Ervin, though, isn’t the only Spartan that, Polian says, “has our attention.” San Jose State quarterback Kenny Potter, a 6-2, 212-pound junior from Long Beach City College, has passed for 1,061 yards and five touchdowns. Potter’s favorite target (since a season-ending knee injury to wide receiver Tyler Winston last month) is tight end Billy Freeman (6-3, 235 pounds). Freeman has 35 catches for 389 yards and four scores. “He just makes plays,” said Polian of Potter. “He’s a tough sucker. He’s a competitive dude.”

San Jose State, which has scored 237 points and allowed 238 this year, has beaten New Mexico (31-21), UNLV (33-27), Fresno State (49-23) and New Hampshire (43-13) while losing to BYU (17-16), San Diego State (30-7), Auburn (35-21), Oregon State (35-21) and Air Force (37-16).

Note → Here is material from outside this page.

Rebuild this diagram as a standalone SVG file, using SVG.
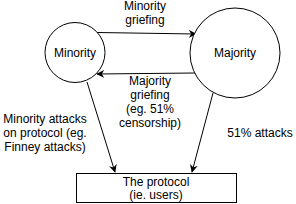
<svg xmlns="http://www.w3.org/2000/svg" width="296" height="204" viewBox="0 0 296 204">
<defs>
<marker id="ah" viewBox="0 0 10 10" refX="9" refY="5" markerWidth="8" markerHeight="8" markerUnits="userSpaceOnUse" orient="auto">
<path d="M0,0 L10,5 L0,10 L3,5 Z" fill="#000"/>
</marker>
</defs>
<style>
text{font-family:"Liberation Sans",Arial,sans-serif;font-size:12px;fill:#000;text-anchor:middle}
.n{fill:#fff;stroke:#000;stroke-width:1}
.e{fill:none;stroke:#000;stroke-width:1;marker-end:url(#ah)}
</style>
<rect width="296" height="204" fill="#fff"/>
<g id="connectors">
<line class="e" x1="97" y1="32.5" x2="196" y2="34"/>
<line class="e" x1="195" y1="73" x2="97" y2="74"/>
<line class="e" x1="87" y1="82" x2="115" y2="172"/>
<line class="e" x1="213" y1="93" x2="192" y2="172"/>
</g>
<g id="minority">
<circle class="n" cx="75" cy="52.5" r="30"/>
<text x="75" y="57">Minority</text>
</g>
<g id="majority">
<circle class="n" cx="235" cy="53" r="45"/>
<text x="235" y="57">Majority</text>
</g>
<g id="protocol">
<rect class="n" x="76.5" y="173.5" width="160" height="29"/>
<text x="156" y="186">The protocol</text>
<text x="156" y="199">(ie. users)</text>
</g>
<g id="labels">
<text x="145" y="10">Minority</text>
<text x="145" y="24">griefing</text>
<text x="150" y="85">Majority</text>
<text x="150" y="99">griefing</text>
<text x="150" y="113">(eg. 51%</text>
<text x="150" y="127">censorship)</text>
<text x="45" y="123">Minority attacks</text>
<text x="45" y="137">on protocol (eg.</text>
<text x="45" y="151">Finney attacks)</text>
<text x="260" y="137">51% attacks</text>
</g>
</svg>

“I feel like our team is getting better each week,” said Caragher, who’s 13-20 as the Spartans head coach while Polian is 16-18 at Nevada. “There’s no reason why our momentum should slow down.”

The Wolf Pack, coming off victories over Hawaii (30-20) and Fresno State (30-16), also has its own version of momentum. “We’re hoping to stack three (wins) together,” Jones said.

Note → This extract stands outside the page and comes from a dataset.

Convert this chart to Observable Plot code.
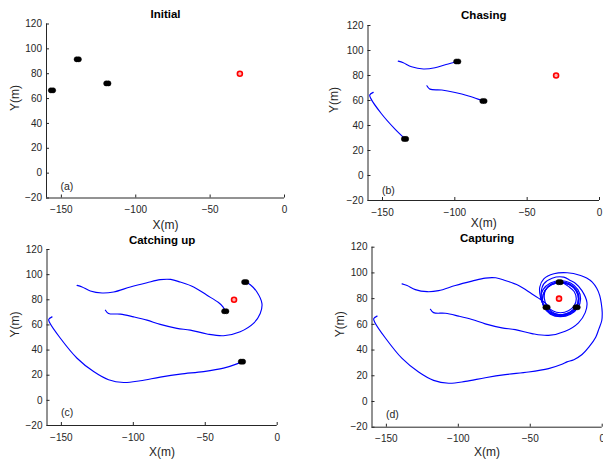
<!DOCTYPE html>
<html><head><meta charset="utf-8">
<script src="https://cdn.jsdelivr.net/npm/d3@7"></script>
<script src="https://cdn.jsdelivr.net/npm/@observablehq/plot@0.6"></script>
<style>
body{margin:0;background:#fff;}
#wrap{position:relative;width:603px;height:462px;overflow:hidden;}
.panel{position:absolute;}
</style></head><body><div id="wrap"></div>
<script>
// ---- data ----
const xTicks = [-150, -100, -50, 0];
const yTicks = [-20, 0, 20, 40, 60, 80, 100, 120];
const titles = ["Initial", "Chasing", "Catching up", "Capturing"];
const tags = ["(a)", "(b)", "(c)", "(d)"];
const target = [[-30, 80]];
const initialPursuers = [[-156.3, 66.6], [-139, 91.6], [-119.1, 72.2]];

const chaseA = [[-139.1,91.5],[-135.6,90.2],[-129.9,87],[-121.7,85.2],[-113.7,86.2],[-106,88.8],[-98.3,91.2]];
const chaseB = [[-119.3,71.8],[-117.2,69.1],[-109,68.4],[-99.8,66.4],[-90.5,63.6],[-82.4,60.5],[-80.2,59.6]];
const chaseC = [[-156.4,66.5],[-158.8,64.4],[-158.1,61.7],[-150.7,49.4],[-141.5,37.3],[-134.4,29.3]];

const catchA = [[-139.1,91.5],[-135.6,90.2],[-129.9,87],[-121.7,85.4],[-113.7,86.2],[-102.1,90.2],[-90.5,93.6],[-81.3,96],[-74,96.2],[-67.4,94.1],[-58.1,90.2],[-48.8,83.6],[-40.8,77.8],[-37.7,74.4],[-36.1,70.9]];
const catchB = [[-119.4,71.7],[-117.2,69.1],[-109,68.6],[-99.8,66.4],[-90.5,63.8],[-81.3,60.4],[-69.7,57.3],[-60.4,55.9],[-48.8,52.8],[-37.3,51.4],[-25.7,54.6],[-16.5,61.2],[-11.8,69.1],[-10.6,77],[-14.1,86.2],[-18.7,92],[-22.2,94.1]];
const catchC = [[-156.5,66.4],[-158.8,64.4],[-158.1,61.7],[-150.7,49.4],[-139.1,33.5],[-127.6,22.9],[-117.2,16.4],[-106.7,14.2],[-95.1,15.6],[-81.3,18.5],[-67.4,20.9],[-51.2,22.9],[-37.3,25.6],[-28,29],[-24.5,30.8]];

const captureA = catchA.concat([[-29,67.5],[-22.75,69.2],[-18.2,73.75],[-16.5,80],[-18.2,86.25],[-22.75,90.8],[-29,92.5],[-35.25,90.8],[-39.8,86.25],[-41.5,80],[-40.5,73.4],[-36,67.9],[-29,66],[-22,67.9],[-16.9,73],[-15,80],[-16.9,87],[-22,92.1],[-29,94],[-36,92.1],[-41.1,87],[-42.6,80.5],[-41.2,76.2],[-38.7,73.3]]);
const captureB = catchB.concat([[-26.7,96.7],[-34.8,95.9],[-40.6,91.5],[-42.4,85],[-42,78.5],[-40.3,73.5],[-35.5,68.7],[-29,67],[-22.5,68.7],[-17.7,73.5],[-16,80],[-17.7,86.5],[-22.5,91.3],[-29,93],[-35.5,91.3],[-39.6,86.2],[-40.2,80],[-38.5,74.5],[-34.5,70.5],[-29,69],[-23.5,70.5],[-19.5,74.5],[-18,80],[-19.5,85.5],[-23.5,89.5],[-26.8,91.9],[-29.6,92.8]]);
const captureC = catchC.concat([[-19.7,32.5],[-14,36.5],[-9.3,42.2],[-4.5,50],[-2.3,56.5],[-0.3,63],[0,69.5],[-0.6,76],[-1.7,82.4],[-3.8,88],[-6.9,92.8],[-10.8,96],[-15,98],[-24.3,100.1],[-33.6,99.3],[-40.6,95.4],[-43.4,88.9],[-42.9,81.1],[-40.5,74.5],[-35.25,69.2],[-29,67.5],[-22.75,69.2],[-18.2,73.75],[-16.5,80],[-18.2,86.25],[-22.75,90.8],[-29,92.5],[-35.25,90.8],[-39.8,86.25],[-41.5,80],[-40.1,73.3],[-35.75,68.3],[-29,66.5],[-22.25,68.3],[-18.6,71.3],[-17.8,73.3]]);

const panelPaths = [[], [chaseA, chaseB, chaseC], [catchA, catchB, catchC], [captureA, captureB, captureC]];

// ---- layout ----
const layouts = [
  {left:0,   top:0,   width:300, height:231, mL:46,   mR:16,  mT:23.5, mB:33.5, titleDy:-9.5, xlabDy:27.5, ylabDx:-31,   tagDy:-11},
  {left:300, top:0,   width:303, height:231, mL:67.5, mR:4,   mT:25,   mB:31,   titleDy:-10,  xlabDy:23,   ylabDx:-34,   tagDy:-10},
  {left:0,   top:231, width:300, height:231, mL:46.5, mR:23.3,mT:18,   mB:37,   titleDy:-9,   xlabDy:26.7, ylabDx:-31.5, tagDy:-12.5},
  {left:300, top:231, width:303, height:231, mL:71.5, mR:1.3, mT:15.7, mB:35.3, titleDy:-8.4, xlabDy:25.3, ylabDx:-31.5, tagDy:-12.4}
];

const axisColor = "#262626";
const font = "Liberation Sans, Arial, Helvetica, sans-serif";
const wrap = document.getElementById("wrap");

layouts.forEach((L, i) => {
  const paths = panelPaths[i];
  const pursuers = i === 0 ? initialPursuers : paths.map(p => p[p.length - 1]);
  const marks = [
    Plot.ruleX([-160], {stroke: axisColor, strokeWidth: 1}),
    Plot.ruleY([-20], {stroke: axisColor, strokeWidth: 1}),
    Plot.axisX(xTicks, {tickSize: -3, tickFormat: () => "", stroke: axisColor, label: null}),
    Plot.axisY(yTicks, {tickSize: -3, tickFormat: () => "", stroke: axisColor, label: null}),
    Plot.axisX(xTicks, {tickSize: 0, tickPadding: 8, fill: axisColor, fontSize: 10, label: null}),
    Plot.axisY(yTicks, {tickSize: 0, tickPadding: 4.5, fill: axisColor, fontSize: 10, label: null}),
    ...paths.map(p => Plot.line(p, {x: d => d[0], y: d => d[1], stroke: "#0000ff", strokeWidth: 1.15, curve: "catmull-rom"})),
    Plot.dot(pursuers, {x: d => d[0], y: d => d[1], r: 2.6, fill: "black", stroke: "black", strokeWidth: 0.5, dx: -1.1}),
    Plot.dot(pursuers, {x: d => d[0], y: d => d[1], r: 2.6, fill: "black", stroke: "black", strokeWidth: 0.5, dx: 1.1}),
    Plot.dot(target, {x: d => d[0], y: d => d[1], r: 2.5, fill: "#ffb3b3", stroke: "#ff0000", strokeWidth: 1.6}),
    Plot.text([titles[i]], {text: d => d, frameAnchor: "top", dy: L.titleDy, lineAnchor: "middle", fontWeight: "bold", fontSize: 11.5, fill: "#000"}),
    Plot.text(["X(m)"], {text: d => d, frameAnchor: "bottom", dy: L.xlabDy, lineAnchor: "middle", fontSize: 12, fill: axisColor}),
    Plot.text(["Y(m)"], {text: d => d, frameAnchor: "left", dx: L.ylabDx, rotate: -90, lineAnchor: "middle", fontSize: 12, fill: axisColor}),
    Plot.text([tags[i]], {text: d => d, frameAnchor: "bottom-left", dx: 14, dy: L.tagDy, textAnchor: "start", lineAnchor: "middle", fontSize: 10.5, fill: axisColor})
  ];
  const svg = Plot.plot({
    width: L.width, height: L.height,
    marginLeft: L.mL, marginRight: L.mR, marginTop: L.mT, marginBottom: L.mB,
    x: {domain: [-160, 0]},
    y: {domain: [-20, 120]},
    style: {fontFamily: font, fontSize: "10px", background: "transparent", overflow: "visible"},
    marks
  });
  svg.classList.add("panel");
  svg.style.left = L.left + "px";
  svg.style.top = L.top + "px";
  svg.style.position = "absolute";
  wrap.appendChild(svg);
});
</script>
</body></html>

The Wolf Pack will have to win its final five regular season games to have any chance at a West Division title and that might not even be enough. San Diego State would clinch the division title before it even plays the Pack on Nov. 28 if it beats Wyoming on Saturday and UNLV on Nov. 21.

“Hopefully another team (San Diego State) loses one they’re not supposed to and we can sneak into that championship game (Dec. 5),” Jones said.

Victories in the last three games will give the Pack eight wins in a season for the first time since it went 13-1 in 2010.

“The next three weeks will show what type of grit we have,” Lane said.